## Problem description
Nothing should be output except the lines from the one containing "Give me the Plotly source for this chart." through the one containing "return (H - MB - y) / PH", both ends included, each repeated exactly.

## Data extract
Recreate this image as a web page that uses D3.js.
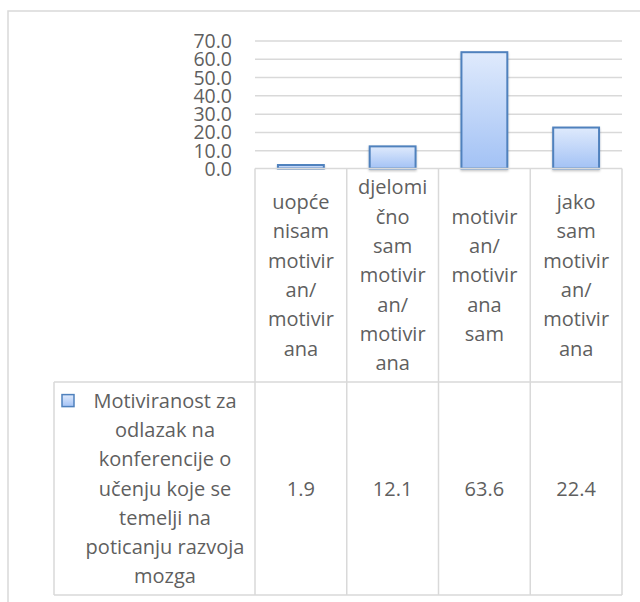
--
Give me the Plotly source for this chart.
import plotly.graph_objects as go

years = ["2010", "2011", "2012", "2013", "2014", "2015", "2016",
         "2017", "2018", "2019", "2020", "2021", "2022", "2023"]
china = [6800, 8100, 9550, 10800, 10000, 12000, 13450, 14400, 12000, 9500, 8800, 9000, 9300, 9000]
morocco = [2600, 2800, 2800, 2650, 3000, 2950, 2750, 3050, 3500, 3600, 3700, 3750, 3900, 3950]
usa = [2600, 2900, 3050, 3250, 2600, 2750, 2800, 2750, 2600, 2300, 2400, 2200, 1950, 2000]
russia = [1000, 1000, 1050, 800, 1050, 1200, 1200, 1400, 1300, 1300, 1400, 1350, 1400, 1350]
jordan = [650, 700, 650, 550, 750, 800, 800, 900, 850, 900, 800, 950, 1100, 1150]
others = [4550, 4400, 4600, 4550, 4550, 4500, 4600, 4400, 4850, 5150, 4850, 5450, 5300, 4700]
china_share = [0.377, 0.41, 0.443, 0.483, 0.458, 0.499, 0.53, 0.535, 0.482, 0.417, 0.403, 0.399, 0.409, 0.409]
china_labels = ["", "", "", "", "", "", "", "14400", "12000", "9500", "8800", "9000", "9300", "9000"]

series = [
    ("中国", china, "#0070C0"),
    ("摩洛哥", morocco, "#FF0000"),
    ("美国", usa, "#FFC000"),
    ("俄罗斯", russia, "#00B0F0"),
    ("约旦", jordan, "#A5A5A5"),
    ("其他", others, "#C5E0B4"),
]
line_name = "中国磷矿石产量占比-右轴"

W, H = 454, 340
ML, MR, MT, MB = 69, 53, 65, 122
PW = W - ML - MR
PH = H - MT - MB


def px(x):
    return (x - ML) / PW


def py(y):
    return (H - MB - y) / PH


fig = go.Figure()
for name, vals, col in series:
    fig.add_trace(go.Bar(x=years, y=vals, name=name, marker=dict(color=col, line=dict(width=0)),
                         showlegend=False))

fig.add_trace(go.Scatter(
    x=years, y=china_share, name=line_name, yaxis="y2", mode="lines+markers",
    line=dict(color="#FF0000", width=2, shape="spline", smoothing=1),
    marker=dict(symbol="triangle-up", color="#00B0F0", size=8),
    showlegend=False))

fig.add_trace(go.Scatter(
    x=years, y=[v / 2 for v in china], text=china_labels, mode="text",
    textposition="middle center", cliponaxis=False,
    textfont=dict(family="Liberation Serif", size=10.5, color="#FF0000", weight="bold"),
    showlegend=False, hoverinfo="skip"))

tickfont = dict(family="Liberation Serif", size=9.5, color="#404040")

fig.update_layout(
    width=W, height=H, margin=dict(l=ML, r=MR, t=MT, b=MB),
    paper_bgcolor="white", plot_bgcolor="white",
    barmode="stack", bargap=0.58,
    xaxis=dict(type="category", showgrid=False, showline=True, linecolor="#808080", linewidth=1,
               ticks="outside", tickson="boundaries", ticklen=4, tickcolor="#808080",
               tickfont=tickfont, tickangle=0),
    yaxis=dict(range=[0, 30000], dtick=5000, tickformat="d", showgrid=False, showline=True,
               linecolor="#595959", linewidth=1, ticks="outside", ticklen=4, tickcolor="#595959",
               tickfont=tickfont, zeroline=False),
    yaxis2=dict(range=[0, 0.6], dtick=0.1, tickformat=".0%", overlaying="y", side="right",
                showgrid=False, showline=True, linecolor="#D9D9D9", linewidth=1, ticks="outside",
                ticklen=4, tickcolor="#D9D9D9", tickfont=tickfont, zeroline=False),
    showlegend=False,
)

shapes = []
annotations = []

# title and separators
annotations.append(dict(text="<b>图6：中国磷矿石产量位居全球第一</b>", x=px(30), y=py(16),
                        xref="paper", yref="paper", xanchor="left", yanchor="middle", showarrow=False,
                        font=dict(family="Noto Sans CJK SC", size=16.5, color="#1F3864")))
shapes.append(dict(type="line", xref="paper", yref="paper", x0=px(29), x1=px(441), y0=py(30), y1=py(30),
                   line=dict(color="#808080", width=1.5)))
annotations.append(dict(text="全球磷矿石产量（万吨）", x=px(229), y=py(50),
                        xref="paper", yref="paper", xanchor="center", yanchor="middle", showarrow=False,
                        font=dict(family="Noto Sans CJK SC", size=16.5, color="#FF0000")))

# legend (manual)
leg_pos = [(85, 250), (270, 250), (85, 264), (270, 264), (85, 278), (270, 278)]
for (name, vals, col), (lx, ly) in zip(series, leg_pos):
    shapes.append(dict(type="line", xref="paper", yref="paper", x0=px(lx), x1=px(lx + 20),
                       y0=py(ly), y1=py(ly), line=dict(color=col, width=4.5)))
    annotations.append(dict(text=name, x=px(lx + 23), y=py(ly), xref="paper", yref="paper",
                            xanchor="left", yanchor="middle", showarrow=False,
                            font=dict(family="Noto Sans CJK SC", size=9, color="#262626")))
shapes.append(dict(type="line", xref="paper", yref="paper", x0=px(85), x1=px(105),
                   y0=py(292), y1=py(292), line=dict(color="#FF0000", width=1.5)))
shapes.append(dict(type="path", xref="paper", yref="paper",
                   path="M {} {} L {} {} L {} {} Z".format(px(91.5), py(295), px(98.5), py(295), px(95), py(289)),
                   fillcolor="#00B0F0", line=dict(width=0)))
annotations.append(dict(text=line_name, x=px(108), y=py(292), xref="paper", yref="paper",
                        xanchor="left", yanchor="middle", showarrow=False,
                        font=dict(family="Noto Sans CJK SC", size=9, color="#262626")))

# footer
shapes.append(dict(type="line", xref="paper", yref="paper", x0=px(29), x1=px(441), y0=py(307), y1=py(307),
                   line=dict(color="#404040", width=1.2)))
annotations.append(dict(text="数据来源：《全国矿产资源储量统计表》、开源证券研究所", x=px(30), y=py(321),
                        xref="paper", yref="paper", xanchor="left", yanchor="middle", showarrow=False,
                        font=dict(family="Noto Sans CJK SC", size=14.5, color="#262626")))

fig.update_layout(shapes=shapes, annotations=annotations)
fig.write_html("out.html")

## Exercise answer
Give me the Plotly source for this chart.
import plotly.graph_objects as go

years = ["2010", "2011", "2012", "2013", "2014", "2015", "2016",
         "2017", "2018", "2019", "2020", "2021", "2022", "2023"]
china = [6800, 8100, 9550, 10800, 10000, 12000, 13450, 14400, 12000, 9500, 8800, 9000, 9300, 9000]
morocco = [2600, 2800, 2800, 2650, 3000, 2950, 2750, 3050, 3500, 3600, 3700, 3750, 3900, 3950]
usa = [2600, 2900, 3050, 3250, 2600, 2750, 2800, 2750, 2600, 2300, 2400, 2200, 1950, 2000]
russia = [1000, 1000, 1050, 800, 1050, 1200, 1200, 1400, 1300, 1300, 1400, 1350, 1400, 1350]
jordan = [650, 700, 650, 550, 750, 800, 800, 900, 850, 900, 800, 950, 1100, 1150]
others = [4550, 4400, 4600, 4550, 4550, 4500, 4600, 4400, 4850, 5150, 4850, 5450, 5300, 4700]
china_share = [0.377, 0.41, 0.443, 0.483, 0.458, 0.499, 0.53, 0.535, 0.482, 0.417, 0.403, 0.399, 0.409, 0.409]
china_labels = ["", "", "", "", "", "", "", "14400", "12000", "9500", "8800", "9000", "9300", "9000"]

series = [
    ("中国", china, "#0070C0"),
    ("摩洛哥", morocco, "#FF0000"),
    ("美国", usa, "#FFC000"),
    ("俄罗斯", russia, "#00B0F0"),
    ("约旦", jordan, "#A5A5A5"),
    ("其他", others, "#C5E0B4"),
]
line_name = "中国磷矿石产量占比-右轴"

W, H = 454, 340
ML, MR, MT, MB = 69, 53, 65, 122
PW = W - ML - MR
PH = H - MT - MB


def px(x):
    return (x - ML) / PW


def py(y):
    return (H - MB - y) / PH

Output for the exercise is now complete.